Зато выйти из нового выхода - какое головокружительное приключение. Кто бы мог подумать. Вышли вечером, темно уже, море огней. Неожиданное, потому что внутренне я решил, что выход будет в переулок, в сокрытость, а получилось как на сцене оказаться во время спектакля. Я даже не сразу понял где мы вышли и в какую сторону идти. Такой незначительный нюанс, смещение акцента, а улица заиграла по новому. Всего-то изменилась карта-схема прохода к "Супу" и "Клубу на Брестской", а внутри сладко ноет бархатная революция: все не так, словно ты сделал шаг в незнакомую воду. Вот и сегодня шел на день рождения издательства Бергера как бы против течения - по направлению к Вокзалу, спустился в подземный переход у улицы Гашека в том самом месте, где однажды видел Петрушевскую с бутербродом. А не от зала Чайковского как надо... Не потому ли мы рассорились с Аркой в "Супе" тогда, что дезориентировались из-за этого выхода? Странно перемещаться по Москве (здесь, наконец, её название уместно) без помощи метро. Я не знаю, что чувствуют водители и их пассажиры, это какая-то другая Москва. Совсем другая. Паралелльная. В разных городах живём, товарищи.
В последнем отпускном файле осталась недописанной фраза.

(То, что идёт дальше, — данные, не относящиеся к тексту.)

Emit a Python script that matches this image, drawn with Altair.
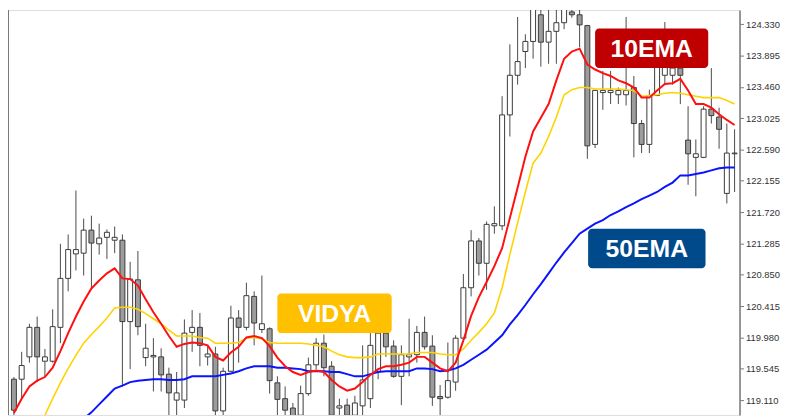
import altair as alt
import pandas as pd

# ---- candle data (price values) ----
opens = [119.40, 119.40, 119.71, 120.12, 119.65, 119.65, 120.12, 120.80, 121.14, 121.15,
         121.47, 121.28, 121.37, 121.33, 121.33, 120.20, 120.78, 119.70, 119.71, 119.71,
         119.47, 119.11, 119.11, 120.05, 120.12, 119.71, 119.75, 118.96, 119.51, 120.25,
         120.12, 120.55, 120.09, 120.10, 119.35, 119.13, 119.00, 118.90, 119.20, 119.60,
         119.90, 119.58, 119.00, 119.04, 118.90, 119.03, 119.13, 119.51, 120.04, 119.86,
         119.44, 119.71, 119.74, 120.05, 119.86, 119.16, 119.15, 119.36, 119.97, 120.67,
         121.32, 121.01, 121.53, 121.53, 123.07, 123.62, 123.95, 124.09, 124.46, 124.08,
         124.23, 124.35, 124.50, 124.46, 124.31, 122.66, 123.38, 123.38, 123.35, 123.35,
         123.45, 122.95, 122.66, 123.34, 123.62, 123.62, 123.72, 122.72, 122.48, 122.48,
         123.15, 123.04, 121.98, 122.53]
highs = [119.43, 119.78, 120.17, 120.27, 119.82, 120.37, 121.28, 121.41, 122.02, 121.63,
         121.67, 121.56, 121.48, 121.52, 121.41, 121.03, 121.18, 120.17, 119.97, 119.83,
         119.56, 119.50, 120.23, 120.36, 120.32, 119.86, 119.85, 119.56, 120.42, 120.36,
         120.74, 120.62, 120.84, 120.12, 119.44, 119.30, 119.07, 119.31, 119.70, 119.97,
         120.02, 119.65, 119.13, 119.13, 119.17, 119.87, 120.04, 120.18, 120.05, 119.94,
         119.87, 120.24, 120.14, 120.27, 120.01, 119.32, 119.91, 120.01, 120.86, 121.47,
         121.36, 121.59, 121.80, 123.33, 124.05, 124.43, 124.19, 124.66, 124.66, 124.63,
         124.63, 124.66, 124.59, 124.59, 124.32, 123.42, 123.68, 123.68, 123.45, 124.43,
         123.61, 123.00, 123.42, 124.12, 124.36, 123.76, 123.85, 123.19, 122.73, 123.19,
         123.72, 123.17, 122.95, 122.87]
lows = [118.86, 119.13, 119.63, 119.36, 119.44, 119.63, 119.90, 120.62, 120.91, 120.84,
        120.66, 121.13, 121.07, 121.15, 119.30, 119.54, 120.01, 119.58, 119.23, 119.23,
        118.86, 118.86, 119.00, 119.78, 119.58, 119.59, 118.86, 118.86, 119.50, 119.63,
        120.08, 119.87, 120.04, 119.20, 118.90, 118.86, 118.80, 118.80, 119.17, 119.54,
        119.44, 118.80, 118.86, 118.80, 118.80, 118.86, 119.00, 119.40, 119.71, 119.42,
        119.04, 119.44, 119.63, 119.81, 119.03, 118.86, 119.13, 119.24, 119.96, 120.55,
        120.84, 120.64, 121.42, 121.47, 122.77, 123.49, 123.72, 123.85, 123.74, 123.78,
        123.78, 124.26, 124.42, 124.01, 122.46, 122.61, 123.14, 123.22, 123.22, 123.20,
        122.48, 122.54, 122.54, 123.33, 123.49, 123.49, 123.22, 122.10, 121.94, 122.47,
        122.95, 122.60, 121.84, 122.00]
closes = [118.97, 119.59, 120.12, 119.71, 119.71, 120.13, 120.80, 121.20, 121.20, 121.47,
          121.29, 121.36, 121.44, 121.37, 120.20, 120.79, 120.13, 119.83, 119.73, 119.46,
          119.21, 119.21, 120.04, 120.12, 119.87, 119.75, 118.96, 119.51, 120.25, 120.12,
          120.56, 120.18, 120.17, 119.38, 119.12, 118.97, 118.86, 119.20, 119.60, 119.90,
          119.56, 118.90, 119.03, 118.90, 119.07, 119.39, 119.87, 120.04, 119.85, 119.44,
          119.74, 119.74, 120.05, 119.85, 119.15, 119.13, 119.38, 119.97, 120.67, 121.32,
          121.01, 121.55, 121.56, 123.07, 123.62, 123.81, 124.09, 124.59, 124.08, 124.23,
          124.35, 124.57, 124.46, 124.32, 122.64, 123.41, 123.41, 123.41, 123.41, 123.41,
          122.95, 122.66, 123.34, 123.95, 123.78, 123.72, 123.62, 122.53, 122.53, 123.15,
          123.06, 122.87, 122.54, 122.54]

# ---- indicator lines ----
ema10 = [118.93, 119.13, 119.30, 119.38, 119.43, 119.56, 119.79, 120.04, 120.27, 120.48,
         120.66, 120.77, 120.87, 120.94, 120.80, 120.79, 120.70, 120.51, 120.33, 120.17,
         120.00, 119.85, 119.89, 119.91, 119.90, 119.87, 119.71, 119.66, 119.77, 119.85,
         119.98, 120.00, 119.97, 119.86, 119.70, 119.58, 119.50, 119.46, 119.50, 119.52,
         119.50, 119.39, 119.30, 119.24, 119.27, 119.36, 119.46, 119.54, 119.58, 119.58,
         119.60, 119.63, 119.71, 119.71, 119.63, 119.55, 119.51, 119.63, 119.94, 120.28,
         120.54, 120.75, 120.97, 121.22, 121.64, 122.06, 122.49, 122.84, 123.03, 123.22,
         123.55, 123.85, 123.95, 123.99, 123.77, 123.70, 123.65, 123.61, 123.55, 123.51,
         123.45, 123.31, 123.31, 123.41, 123.50, 123.51, 123.57, 123.41, 123.22, 123.22,
         123.17, 123.08, 123.00, 122.93]
vidya_start = 4
vidya = [118.90, 119.13, 119.35, 119.55, 119.73, 119.90, 120.02, 120.13, 120.25, 120.39,
         120.40, 120.40, 120.37, 120.31, 120.24, 120.17, 120.08, 120.00, 120.00, 120.00,
         119.98, 119.97, 119.90, 119.90, 119.90, 119.91, 119.97, 119.98, 119.96, 119.91,
         119.90, 119.90, 119.90, 119.90, 119.89, 119.87, 119.85, 119.79, 119.74, 119.71,
         119.70, 119.70, 119.71, 119.75, 119.75, 119.75, 119.75, 119.75, 119.77, 119.77,
         119.77, 119.75, 119.74, 119.74, 119.82, 119.94, 120.05, 120.17, 120.32, 120.67,
         121.13, 121.57, 122.00, 122.40, 122.54, 122.77, 123.04, 123.35, 123.42, 123.45,
         123.45, 123.43, 123.43, 123.43, 123.43, 123.42, 123.41, 123.33, 123.34, 123.35,
         123.37, 123.38, 123.37, 123.35, 123.33, 123.31, 123.31, 123.31, 123.27, 123.22]
ema50_start = 9
ema50 = [118.85, 118.94, 119.05, 119.16, 119.27, 119.31, 119.36, 119.38, 119.39, 119.40,
         119.40, 119.39, 119.39, 119.40, 119.44, 119.44, 119.44, 119.44, 119.46, 119.48,
         119.51, 119.55, 119.58, 119.58, 119.58, 119.56, 119.56, 119.55, 119.54, 119.51,
         119.51, 119.51, 119.50, 119.50, 119.47, 119.44, 119.44, 119.47, 119.50, 119.51,
         119.51, 119.51, 119.51, 119.55, 119.55, 119.54, 119.51, 119.52, 119.55, 119.60,
         119.67, 119.74, 119.81, 119.91, 120.01, 120.16, 120.29, 120.43, 120.58, 120.72,
         120.87, 121.02, 121.16, 121.29, 121.42, 121.49, 121.56, 121.61, 121.68, 121.73,
         121.79, 121.84, 121.90, 121.95, 122.00, 122.07, 122.13, 122.23, 122.23, 122.25,
         122.27, 122.30, 122.33, 122.34, 122.34]

tick_values = [119.110, 119.545, 119.980, 120.415, 120.850, 121.285, 121.720,
               122.155, 122.590, 123.025, 123.460, 123.895, 124.330]

# ---- annotation labels: text, colour, box (index / price) ----
label_text = ["10EMA", "50EMA", "VIDYA"]
label_color = ["#C00000", "#004A8C", "#FFC000"]
label_x1 = [75.0, 74.1, 34.0]
label_x2 = [89.6, 89.25, 48.75]
label_y1 = [124.27, 121.49, 120.59]
label_y2 = [123.72, 120.94, 120.04]

n = len(opens)
candles = pd.DataFrame({"i": list(range(n)), "open": opens, "high": highs,
                        "low": lows, "close": closes})
candles["dir"] = ["up" if c >= o else "down" for o, c in zip(opens, closes)]

line_rows = []
for k, v in enumerate(ema50):
    line_rows.append({"i": ema50_start + k, "v": v, "s": "50EMA"})
for k, v in enumerate(vidya):
    line_rows.append({"i": vidya_start + k, "v": v, "s": "VIDYA"})
for k, v in enumerate(ema10):
    line_rows.append({"i": k, "v": v, "s": "10EMA"})
lines = pd.DataFrame(line_rows)

labels = pd.DataFrame({"t": label_text, "c": label_color, "x1": label_x1, "x2": label_x2,
                       "y1": label_y1, "y2": label_y2})
labels["xm"] = (labels["x1"] + labels["x2"]) / 2
labels["ym"] = (labels["y1"] + labels["y2"]) / 2

x_scale = alt.Scale(domain=[-0.125, 93], nice=False, zero=False)
y_scale = alt.Scale(domain=[118.904, 124.5255], nice=False, zero=False)


def y_axis():
    return alt.Axis(orient="right", values=tick_values, format=".3f", tickSize=4,
                    tickColor="#7a7a7a", domainColor="#7a7a7a", domainWidth=1.5,
                    labelFont="Liberation Sans", labelFontSize=9.5, labelColor="#333333",
                    labelPadding=2, grid=False, title=None, labelOverlap=False)


wicks = alt.Chart(candles).mark_rule(color="#4a4a4a", strokeWidth=1, clip=True).encode(
    x=alt.X("i:Q", scale=x_scale, axis=None),
    y=alt.Y("low:Q", scale=y_scale, axis=y_axis()),
    y2="high:Q",
)

bodies = alt.Chart(candles).mark_bar(size=5, stroke="#3a3a3a", strokeWidth=1, clip=True).encode(
    x=alt.X("i:Q", scale=x_scale, axis=None),
    y=alt.Y("open:Q", scale=y_scale, axis=y_axis()),
    y2="close:Q",
    fill=alt.Fill("dir:N", scale=alt.Scale(domain=["up", "down"], range=["#ffffff", "#9c9c9c"]),
                  legend=None),
)


def line_layer(name, color, width):
    return alt.Chart(lines).transform_filter(alt.datum.s == name).mark_line(
        color=color, strokeWidth=width, clip=True).encode(
        x=alt.X("i:Q", scale=x_scale, axis=None),
        y=alt.Y("v:Q", scale=y_scale, axis=y_axis()),
    )


blue = line_layer("50EMA", "#0a14ff", 2)
yellow = line_layer("VIDYA", "#FFD200", 1.6)
red = line_layer("10EMA", "#FF1010", 2)

boxes = alt.Chart(labels).mark_rect(cornerRadius=4).encode(
    x=alt.X("x1:Q", scale=x_scale, axis=None), x2="x2:Q",
    y=alt.Y("y1:Q", scale=y_scale, axis=y_axis()), y2="y2:Q",
    fill=alt.Fill("c:N", scale=None),
)
texts = alt.Chart(labels).mark_text(font="Liberation Sans", fontWeight="bold", fontSize=25,
                                    color="white", align="center", baseline="middle", dy=1).encode(
    x=alt.X("xm:Q", scale=x_scale, axis=None),
    y=alt.Y("ym:Q", scale=y_scale, axis=y_axis()),
    text="t:N",
)

left_border = alt.Chart(candles).mark_rule(color="#7a7a7a", strokeWidth=1).encode(
    x=alt.value(0.5), y=alt.value(0), y2=alt.value(409)
)

chart = alt.layer(wicks, bodies, blue, yellow, red, boxes, texts, left_border).properties(
    width=739, height=409,
    autosize=alt.AutoSizeParams(type="none"),
    padding={"left": 0, "top": 0, "right": 53, "bottom": 0},
).configure_view(stroke=None).configure(background="white")

chart.save("out.html", embed_options={"renderer": "svg", "actions": False})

За ночь губы берега обметало волорослями. Заполонили собой всё пространство, съели кромку, песок. Похожие на размотанные магнитафонные бабины, грязную вату,
Король прав: наречия режут слух фальшью. Избыточные, никому не нужные подробности. Поделился радостью открытия с Люсей. Люся ушла в глухую несознаку. Накануне она прочитала "Едоков". Разговор состоялся серьезный. Как у взрослых. Люся снайперски разобрала невидимые недочёты. Невидимые даже мне. Я чувствовал в тексте какую-то внутреннюю причину, Люся указала на неё. Недотянутые мотивировки при полной отработанности конструкции. Четкости и отыгранности конструкции она воздала дожное не только потому, что дальше жестко раскитиковала мою авторскую зажатость. Нужно было делать Лидию Альбертовну искусствоведом. Тогда её отношения с картинами были бы более осмысленными и могли привести к более чёткому финалу. У меня он открытый. Если бы она была искусствоведом, а не простой библиотекаршей, она могла бы броситься в финале на свою любимую картину, убивая в ней саму себя. Мне-то казалось, что я придумал спящую красавицу и в этом источник её обаяния. Люсю моя спящая раздражала бессознательностью, она сказала, что главный человек в романе - Данила, которого ей не хватило. Вот если бы Данила трахал не только маму, но и её сына, а потом и их папу, вот тогда... И еще Люся раскритиковала мою любимую придумку со вставными списками. Сказала что не понимает зачем в романе вот такой способ авторского присутствия выбран. Списки должны были идти от лица Данилы, раскрывая его внутренний мир. И быть, соответственно, другими. Но главное - моя спящая красавица легко переносит экстроординарные ситуации с молодым мальчиком, другом сына, что Люся ей не верит. Её должно трясти уже от того, что она первый раз изменила мужу. Не говоря уже об инцестуальной сути её связи с Данилой. Люся, потупившсь, сказала, что Лидии Альбертовне должны сниться эротические сны с участием её сына. Сказала и как отрезала. Картина прояснилась и стала чёткой как от кокаина. Люся прочитала роман по своему. Я так и задумывал. Когда напускал туману. Мне хотелось, чтобы каждый прочитывал ситуацию по своему. Однако, Люсю это не устроило. Она сказала, что это правильно и можно - говорить читателю не всё. Но сам автор должен чётко знать всё, а типа, Дима, ты для себя не решил что к чему. То, что мне казалось безусловным достоинством Улицкая развернула в минус. Но переписывать отсоветовала. Уже живёт. Фишка в том, что это бесполезное знание. Во-первых, потому что постфактум (уже не используешь). Во-вторых, потому что от новых ошибок в новом тексте ты все равно не завтрахован.